Elephant apples have a sour, bitter, and subtly acidic flavor typically served in cooked preparations. The pulpy center of the fruit can be blended into drinks, tossed with sugar and eaten raw, or mixed with honey and served as a breakfast dish. The pulp can also be simmered into jams and jellies or blended with coconut milk and sugar to make shakes and ice cream. In addition to the pulp, the fibrous, crunchy, and fleshy interior surrounding the sticky pulp is also consumed, popularly added to curries, chutney, and other Indian dishes. Elephant apples are sliced, boiled in a sugar and water mixture, and then strained and pressed to release any remaining bitter juices. Once boiled, the pieces are sauteed in various mixtures of spices, aromatics, and sauces to create aromatic dishes. In India, Elephant apples are cooked into dal and served with fried fish, added to chutney and served with rice and coconut, or pickled in spices as a crunchy condiment. Beyond the fruits, the young leaves are sometimes eaten in salads in Thailand. Elephant apples pair well with spices such as turmeric, coriander, cumin, fennel, and masala, aromatics such as garlic, onion, and chile peppers, mustard oil, brown sugar, lentils, and fruits including papaya, mango, and cempedak. Whole, unopened Elephant apples will keep up to one month when stored in the refrigerator or a cool and dark place.
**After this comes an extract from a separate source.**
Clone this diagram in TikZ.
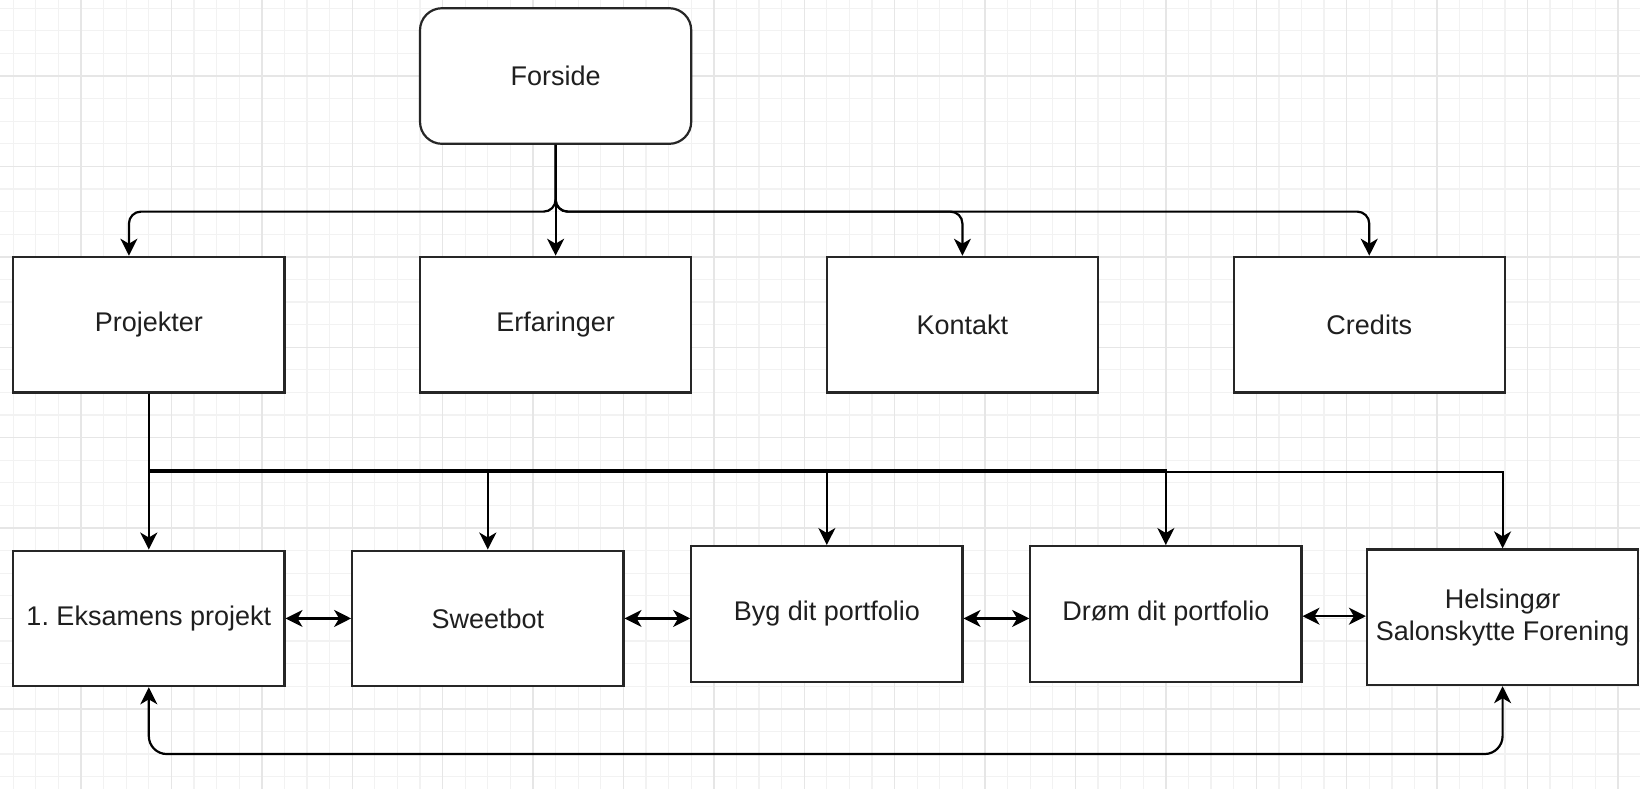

In the northeastern state of Assam in India, Elephant apples are traditionally used to ward off evil in Kati Bihu, an annual fall festival. Kati Bihu represents a time of reflection, penance, and thanks and is celebrated on the first day of the Assamese month of Kati, generally falling on a day in October. The festival also occurs between seasons when rice paddies in the field, the primary food source, have not matured and reserves of grains are low. Kati Bihu is centered around the time between abundance and scarcity, and during the festival, households give thanks to Lakshmi, the goddess of wealth, prosperity, and fortune, and welcome her blessings into the home. Elephant apples are also hollowed, filled with oil, and used as a lamp. Elephant apple lamps are placed in rice paddy fields and are lit as a method of protection over the developing crop. The ignited apples are believed to ward off the evil eye, and the flame acts as a natural insecticide to attract insects in the field. Elephant apple lamps are also placed on bamboo sticks and are used to line walkways into homes to welcome the spirits of ancestors.
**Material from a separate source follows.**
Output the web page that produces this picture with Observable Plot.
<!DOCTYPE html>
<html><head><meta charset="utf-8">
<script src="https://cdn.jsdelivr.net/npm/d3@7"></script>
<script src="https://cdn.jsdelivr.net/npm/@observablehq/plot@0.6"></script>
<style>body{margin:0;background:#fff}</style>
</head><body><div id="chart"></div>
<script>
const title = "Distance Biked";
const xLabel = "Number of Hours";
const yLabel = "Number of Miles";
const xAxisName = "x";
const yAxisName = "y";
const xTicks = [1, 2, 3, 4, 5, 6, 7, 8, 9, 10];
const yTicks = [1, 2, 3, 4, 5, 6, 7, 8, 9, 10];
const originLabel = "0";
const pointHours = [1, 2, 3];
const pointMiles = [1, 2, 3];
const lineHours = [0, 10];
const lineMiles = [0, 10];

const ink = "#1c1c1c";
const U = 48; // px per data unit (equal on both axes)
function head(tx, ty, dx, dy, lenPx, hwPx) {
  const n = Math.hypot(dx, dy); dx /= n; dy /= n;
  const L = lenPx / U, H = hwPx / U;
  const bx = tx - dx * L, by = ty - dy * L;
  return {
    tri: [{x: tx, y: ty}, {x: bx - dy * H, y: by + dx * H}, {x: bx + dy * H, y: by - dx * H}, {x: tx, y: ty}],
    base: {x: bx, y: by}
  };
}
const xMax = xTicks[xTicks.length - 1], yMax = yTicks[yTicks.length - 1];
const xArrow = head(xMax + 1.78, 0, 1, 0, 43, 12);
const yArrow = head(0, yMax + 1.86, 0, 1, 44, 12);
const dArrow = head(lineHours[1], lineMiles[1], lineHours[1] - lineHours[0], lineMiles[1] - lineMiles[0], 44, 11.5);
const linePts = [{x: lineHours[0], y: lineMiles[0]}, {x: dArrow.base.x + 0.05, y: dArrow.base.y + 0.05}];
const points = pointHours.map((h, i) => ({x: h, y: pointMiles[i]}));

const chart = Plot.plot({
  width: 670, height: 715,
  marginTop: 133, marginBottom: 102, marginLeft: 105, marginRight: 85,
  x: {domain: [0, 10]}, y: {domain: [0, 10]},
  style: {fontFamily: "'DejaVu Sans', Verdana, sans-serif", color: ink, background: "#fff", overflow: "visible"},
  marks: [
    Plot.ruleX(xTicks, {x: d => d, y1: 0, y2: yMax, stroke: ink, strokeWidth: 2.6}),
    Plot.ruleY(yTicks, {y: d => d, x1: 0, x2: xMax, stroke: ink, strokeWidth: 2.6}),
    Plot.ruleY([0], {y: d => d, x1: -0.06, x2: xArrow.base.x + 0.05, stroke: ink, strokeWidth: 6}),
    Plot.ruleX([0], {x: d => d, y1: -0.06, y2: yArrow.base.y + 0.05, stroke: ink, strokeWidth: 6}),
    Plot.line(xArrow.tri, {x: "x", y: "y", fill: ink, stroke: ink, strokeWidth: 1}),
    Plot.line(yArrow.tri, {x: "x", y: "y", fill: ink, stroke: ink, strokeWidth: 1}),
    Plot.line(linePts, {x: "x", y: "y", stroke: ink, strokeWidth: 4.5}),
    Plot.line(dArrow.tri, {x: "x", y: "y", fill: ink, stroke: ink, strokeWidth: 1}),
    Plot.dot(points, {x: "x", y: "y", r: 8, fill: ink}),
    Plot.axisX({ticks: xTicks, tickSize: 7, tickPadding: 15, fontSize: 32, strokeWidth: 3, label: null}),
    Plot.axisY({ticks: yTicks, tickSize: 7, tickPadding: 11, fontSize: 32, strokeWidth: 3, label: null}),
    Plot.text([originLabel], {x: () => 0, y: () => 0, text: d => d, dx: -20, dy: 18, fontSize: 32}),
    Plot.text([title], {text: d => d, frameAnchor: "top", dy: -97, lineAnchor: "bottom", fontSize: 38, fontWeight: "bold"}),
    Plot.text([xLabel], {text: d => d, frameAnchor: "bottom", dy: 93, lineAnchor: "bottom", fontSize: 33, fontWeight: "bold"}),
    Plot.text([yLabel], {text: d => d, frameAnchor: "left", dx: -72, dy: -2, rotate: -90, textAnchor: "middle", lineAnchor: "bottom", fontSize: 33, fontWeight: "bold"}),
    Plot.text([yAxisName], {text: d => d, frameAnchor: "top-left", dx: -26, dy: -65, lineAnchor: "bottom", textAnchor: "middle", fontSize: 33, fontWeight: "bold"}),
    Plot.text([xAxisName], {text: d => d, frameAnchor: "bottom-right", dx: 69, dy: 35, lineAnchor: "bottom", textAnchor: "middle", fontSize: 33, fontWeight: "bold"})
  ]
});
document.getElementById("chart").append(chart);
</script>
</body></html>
Elephant apples are native to Asia and have been growing wild since ancient times throughout regions of India, Thailand, Sri Lanka, Vietnam, Bangladesh, Malaysia, Indonesia, and China. The fruits grow on trees that thrive in tropical to subtropical, humid forests, and the species is also found near swamps, regions with fertile soil, and woodlands. Elephant apples have a concentrated population in India and are found in northern regions, specifically Kolkata and Assam. The fruits are also found in Andhra Pradesh, Madhya Pradesh, Odisha, and Karnataka. Historically, Elephant apples have remained a mostly wild fruit and are not grown commercially. In some regions of Southeast Asia, foraging and selling the fruits is illegal as it is protected to feed the local wildlife. The species was first described by Swedish botanist Carl Linnaeus in his 10th edition of Systema Naturae in 1759. Today Elephant apples are foraged from approved areas of Southeast Asia and are also grown in home gardens as a landscape plant. The species has also been introduced to select botanical gardens in Australia, and seeds for the species are sold through online retailers.